Aside from a terse statement issued by FinCEN, the leaks have been largely met by silence by authorities and banks. There have also been some grumblings that they will hurt the fight against financial crime because it will make it harder for banks to trust authorities with classified information in the future.

A productive way forward would be to use the momentum of the leaks to discuss real ways in which the U.S. can improve its efforts to fight money laundering at home and abroad.

First, the detection of financial crime requires resources, so better funding for FinCEN should be a no-brainer. Its budget in 2020 was $120 million, which is slightly less than the production cost of the last Jumanji movie. But budget increases have to come with more boots on the proverbial ground. Despite overtures by the U.S. Treasury to start relying on artificial intelligence to improve tracking, it is unlikely that FinCEN is going to get much better at identifying and following up on cases without lowering its report-to-human being ratio.

Second, given the expanding global nature of SARs, a more radical solution would be to better automate the process that FinCEN and its counterparts in other countries use to share information. Currently, financial intelligence units (FIUs) who are members of the Egmont Group (a bit like The Avengers but with more spreadsheets) can request and send information on a case-by-case basis by using a secure messaging platform managed by FinCEN. But that messaging system has been described by some as outdated, and it requires either a requesting FIU to know what they are looking for or FinCEN to have determined the SAR as being relevant. Moving to a system where SAR databases can be, at a minimum, pinged for hits (as European countries have experimented with) before a formal request for information is made would help speed up cross-border collaboration.

Third, FinCEN and the U.S. Treasury also need to set incentives for banks to go beyond just reporting, and when they do report, to do so accurately. After more than a decade of large fines and deferred prosecution agreements as well as costly investments by banks in their compliance departments, the FinCEN leaks have revealed that the system still isn’t working. Banks are doing their duty in reporting suspicious activity, but many haven’t shown much interest or ability in going further than that, particularly with clients that bring in a steady stream of revenue.
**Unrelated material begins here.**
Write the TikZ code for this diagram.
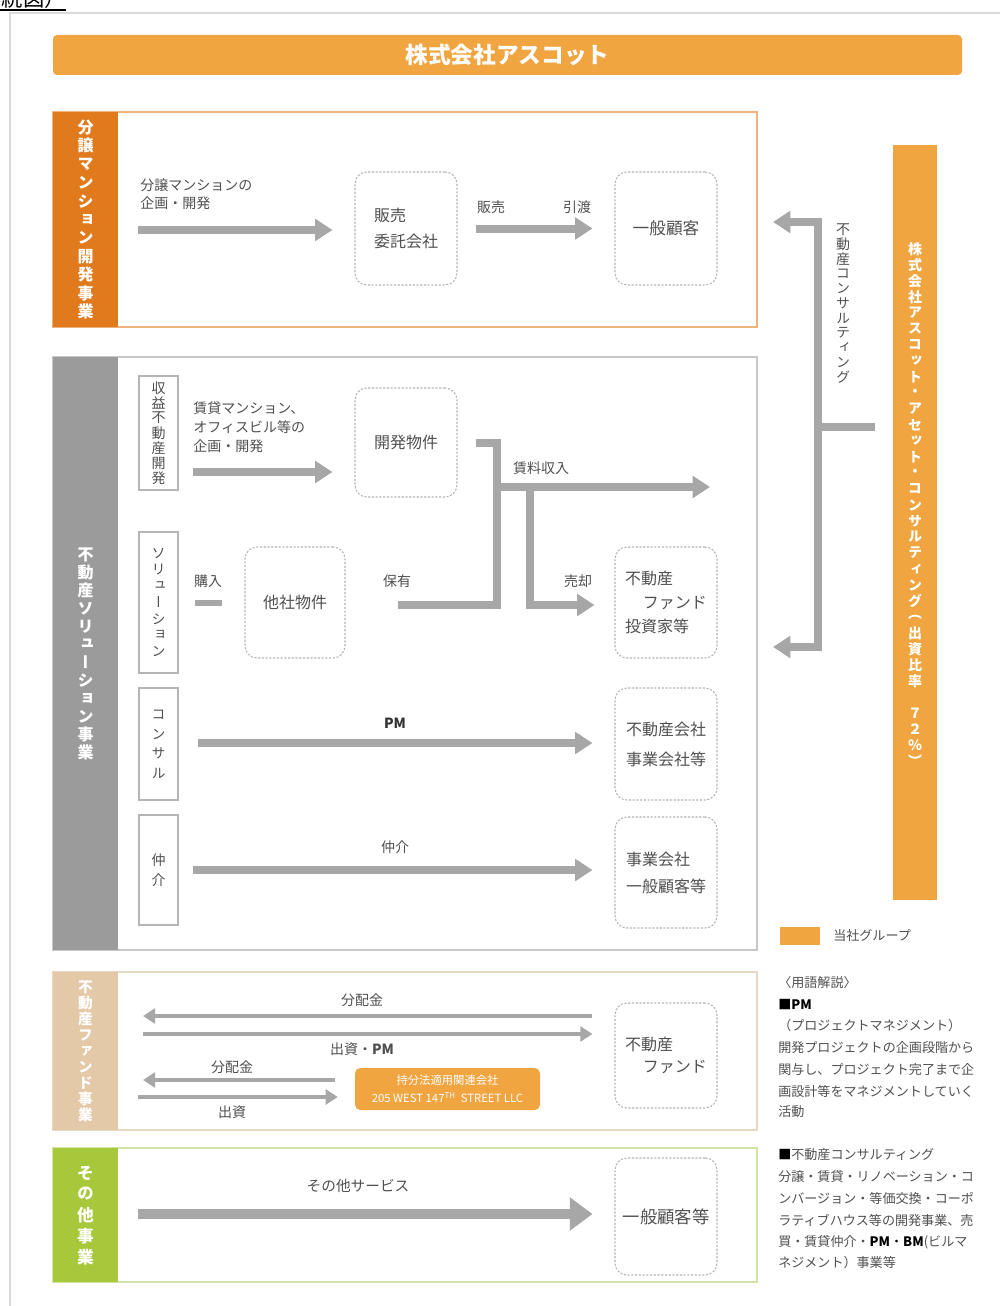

The authorities will need to go back to the drawing board to figure out what measures would be most effective at getting banks to embrace compliance over profit.

At the same time, U.S. authorities need to find ways to incentivize more accurate reporting. FinCEN recently announced upcoming plans to issue new guidance to banks on improving their AML effectiveness and providing “useful” intelligence to regulators and law enforcement. But it is unclear that this will reduce the incentives for banks to file defensive SARs unless FinCEN develops a clear, agreed-upon metric for accuracy that it can use to push back on banks that overfile.

Finally, despite leading the charge against financial crime globally, the U.S. is woefully behind on making its own economy less hospitable to laundered assets. It is the only major economy that does not routinely and automatically share bank account information that foreign authorities need to track down tax evaders. It is also astonishingly easy in many states for foreigners to obscure their wealth by creating an anonymous shell company. A bipartisan bill requiring new companies to report the identity of the ultimate beneficiary to FinCEN recently passed in the House of Representatives, but has yet to receive a vote in the Senate. If it truly wants to improve its footprint in the war on financial crime, the U.S. will need to go further than this, but it would be a start.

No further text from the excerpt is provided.